Sociologue et politologue spécialiste des migrations, Rosita Fibbi est l’auteure de nombreux ouvrages scientifiques sur le sujet. Elle travaille notamment sur les processus d'intégration au travers des générations. Elle est membre de la «Commission éducation et migration » de la Conférence des chefs de Départements de l’instruction publique.
[1] Voir à ce sujet l’article de Silvia Arlettaz, aux pp. 9-12 de ce numéro. (n.d.l.r.)
[2] Environ 12 % des personnes de nationalité suisse sont nées à l’étranger et 80 % des étrangers sont des primo-migrants.
[3] Ewa Kristensen, Rapport méthodologique du système d’indicateurs d’intégration de la population issue de la migration, Neuchâtel, Office fédéral de la statistique 2014, 64 p.
[4] Office fédéral de la statistique, Enquête suisse sur la population active (ESPA).
[5] Voir à ce sujet : Rosita Fibbi, « Migration, Interculturalität, Transnationalität », in Anna Maria Riedi et al. (éds), Handbuch Sozialwesen Schweiz, Bern, Paul Haupt Verlag 2015, pp. 131-144 ; Rebekka Ehret, « Die Kulturfalle.
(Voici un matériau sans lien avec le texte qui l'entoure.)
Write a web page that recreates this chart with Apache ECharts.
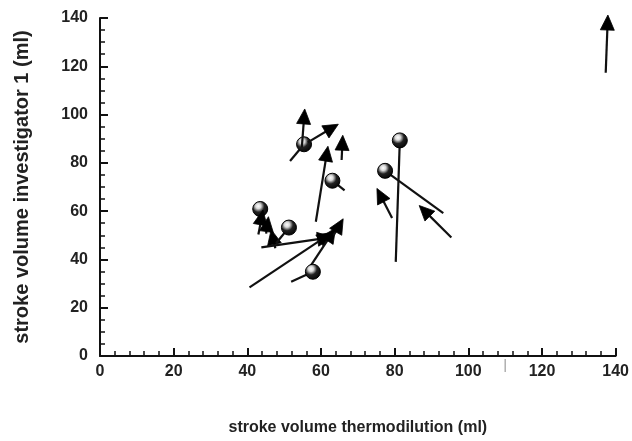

Plädoyer für einen sorgsamen Umgang mit Kultur », in Solmaz Gosabahi and Thomas Stompe (éds), Jeder ist Weltweit ein Fremder, Berlin, Verlag für Wissenschaft une Bildung 2009, pp. 47-56 ; Katharina von Helmolt, « Perspectivenreflexives Sprechen über Interkulturalität », in Interculture Journal n°26, Jena 2016, pp. 33-42.
[6] Manuel Boucher, « L’ethnicisation de la médiation sociale dans les quartiers ghetto », in Migrations Société n° 140, Paris 2012, pp. 25-34.